The records below must be transcribed exactly. Do not include the pictures.
================================
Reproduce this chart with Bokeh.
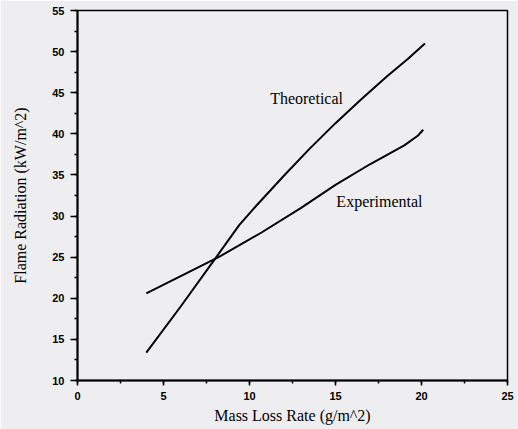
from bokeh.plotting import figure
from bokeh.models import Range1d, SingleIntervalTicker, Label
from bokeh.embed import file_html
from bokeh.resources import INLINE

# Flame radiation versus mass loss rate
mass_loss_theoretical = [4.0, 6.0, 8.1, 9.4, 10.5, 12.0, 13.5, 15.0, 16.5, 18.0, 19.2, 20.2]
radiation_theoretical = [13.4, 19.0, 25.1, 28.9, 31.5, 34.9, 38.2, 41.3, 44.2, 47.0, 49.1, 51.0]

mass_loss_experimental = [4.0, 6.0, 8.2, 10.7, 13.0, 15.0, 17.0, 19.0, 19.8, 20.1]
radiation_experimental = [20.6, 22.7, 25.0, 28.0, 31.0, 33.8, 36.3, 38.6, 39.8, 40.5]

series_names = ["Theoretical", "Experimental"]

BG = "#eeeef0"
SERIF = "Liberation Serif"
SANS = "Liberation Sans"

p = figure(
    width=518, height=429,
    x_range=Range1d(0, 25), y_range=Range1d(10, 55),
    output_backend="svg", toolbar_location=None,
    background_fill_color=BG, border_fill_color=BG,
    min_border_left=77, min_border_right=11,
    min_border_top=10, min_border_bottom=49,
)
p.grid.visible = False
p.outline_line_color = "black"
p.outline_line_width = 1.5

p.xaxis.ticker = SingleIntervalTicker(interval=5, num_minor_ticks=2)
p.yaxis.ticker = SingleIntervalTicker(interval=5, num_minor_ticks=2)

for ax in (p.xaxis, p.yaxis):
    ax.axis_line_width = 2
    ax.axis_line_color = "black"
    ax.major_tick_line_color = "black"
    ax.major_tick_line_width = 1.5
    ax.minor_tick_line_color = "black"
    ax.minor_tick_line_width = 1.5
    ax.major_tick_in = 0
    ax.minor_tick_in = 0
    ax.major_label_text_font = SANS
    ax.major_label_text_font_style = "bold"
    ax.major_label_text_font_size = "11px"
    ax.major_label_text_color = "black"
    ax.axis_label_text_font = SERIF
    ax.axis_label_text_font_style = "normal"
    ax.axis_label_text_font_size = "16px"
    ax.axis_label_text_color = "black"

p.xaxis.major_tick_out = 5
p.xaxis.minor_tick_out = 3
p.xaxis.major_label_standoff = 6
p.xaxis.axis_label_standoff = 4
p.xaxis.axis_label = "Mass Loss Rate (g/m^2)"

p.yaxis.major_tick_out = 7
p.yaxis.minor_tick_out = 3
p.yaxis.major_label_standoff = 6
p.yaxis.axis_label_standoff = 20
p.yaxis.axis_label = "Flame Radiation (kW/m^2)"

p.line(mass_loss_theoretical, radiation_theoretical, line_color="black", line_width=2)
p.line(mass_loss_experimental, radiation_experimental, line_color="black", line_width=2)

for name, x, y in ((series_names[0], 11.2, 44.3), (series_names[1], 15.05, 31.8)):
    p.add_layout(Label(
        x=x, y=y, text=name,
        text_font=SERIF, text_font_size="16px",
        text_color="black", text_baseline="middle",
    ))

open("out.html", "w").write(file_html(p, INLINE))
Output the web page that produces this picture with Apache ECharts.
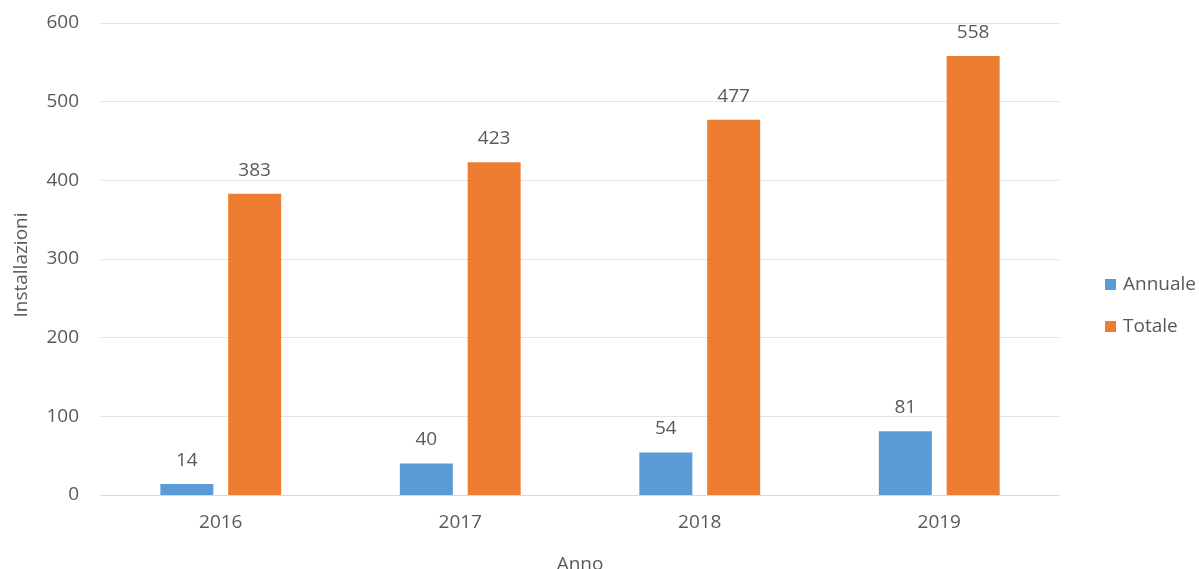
================================
- Answer for this exercise
Reproduce this chart with Bokeh.
from bokeh.plotting import figure
from bokeh.models import Range1d, SingleIntervalTicker, Label
from bokeh.embed import file_html
from bokeh.resources import INLINE

# Flame radiation versus mass loss rate
mass_loss_theoretical = [4.0, 6.0, 8.1, 9.4, 10.5, 12.0, 13.5, 15.0, 16.5, 18.0, 19.2, 20.2]
radiation_theoretical = [13.4, 19.0, 25.1, 28.9, 31.5, 34.9, 38.2, 41.3, 44.2, 47.0, 49.1, 51.0]

mass_loss_experimental = [4.0, 6.0, 8.2, 10.7, 13.0, 15.0, 17.0, 19.0, 19.8, 20.1]
radiation_experimental = [20.6, 22.7, 25.0, 28.0, 31.0, 33.8, 36.3, 38.6, 39.8, 40.5]

series_names = ["Theoretical", "Experimental"]

BG = "#eeeef0"
SERIF = "Liberation Serif"
SANS = "Liberation Sans"

p = figure(
    width=518, height=429,
    x_range=Range1d(0, 25), y_range=Range1d(10, 55),
    output_backend="svg", toolbar_location=None,
    background_fill_color=BG, border_fill_color=BG,
    min_border_left=77, min_border_right=11,
    min_border_top=10, min_border_bottom=49,
)
p.grid.visible = False
p.outline_line_color = "black"
p.outline_line_width = 1.5

p.xaxis.ticker = SingleIntervalTicker(interval=5, num_minor_ticks=2)
p.yaxis.ticker = SingleIntervalTicker(interval=5, num_minor_ticks=2)

for ax in (p.xaxis, p.yaxis):
    ax.axis_line_width = 2
    ax.axis_line_color = "black"
    ax.major_tick_line_color = "black"
    ax.major_tick_line_width = 1.5
    ax.minor_tick_line_color = "black"
    ax.minor_tick_line_width = 1.5
    ax.major_tick_in = 0
    ax.minor_tick_in = 0
    ax.major_label_text_font = SANS
    ax.major_label_text_font_style = "bold"
    ax.major_label_text_font_size = "11px"
    ax.major_label_text_color = "black"
    ax.axis_label_text_font = SERIF
    ax.axis_label_text_font_style = "normal"
    ax.axis_label_text_font_size = "16px"
    ax.axis_label_text_color = "black"

p.xaxis.major_tick_out = 5
p.xaxis.minor_tick_out = 3
p.xaxis.major_label_standoff = 6
p.xaxis.axis_label_standoff = 4
p.xaxis.axis_label = "Mass Loss Rate (g/m^2)"

p.yaxis.major_tick_out = 7
p.yaxis.minor_tick_out = 3
p.yaxis.major_label_standoff = 6
p.yaxis.axis_label_standoff = 20
p.yaxis.axis_label = "Flame Radiation (kW/m^2)"

p.line(mass_loss_theoretical, radiation_theoretical, line_color="black", line_width=2)
p.line(mass_loss_experimental, radiation_experimental, line_color="black", line_width=2)

for name, x, y in ((series_names[0], 11.2, 44.3), (series_names[1], 15.05, 31.8)):
    p.add_layout(Label(
        x=x, y=y, text=name,
        text_font=SERIF, text_font_size="16px",
        text_color="black", text_baseline="middle",
    ))

open("out.html", "w").write(file_html(p, INLINE))
Output the web page that produces this picture with Apache ECharts.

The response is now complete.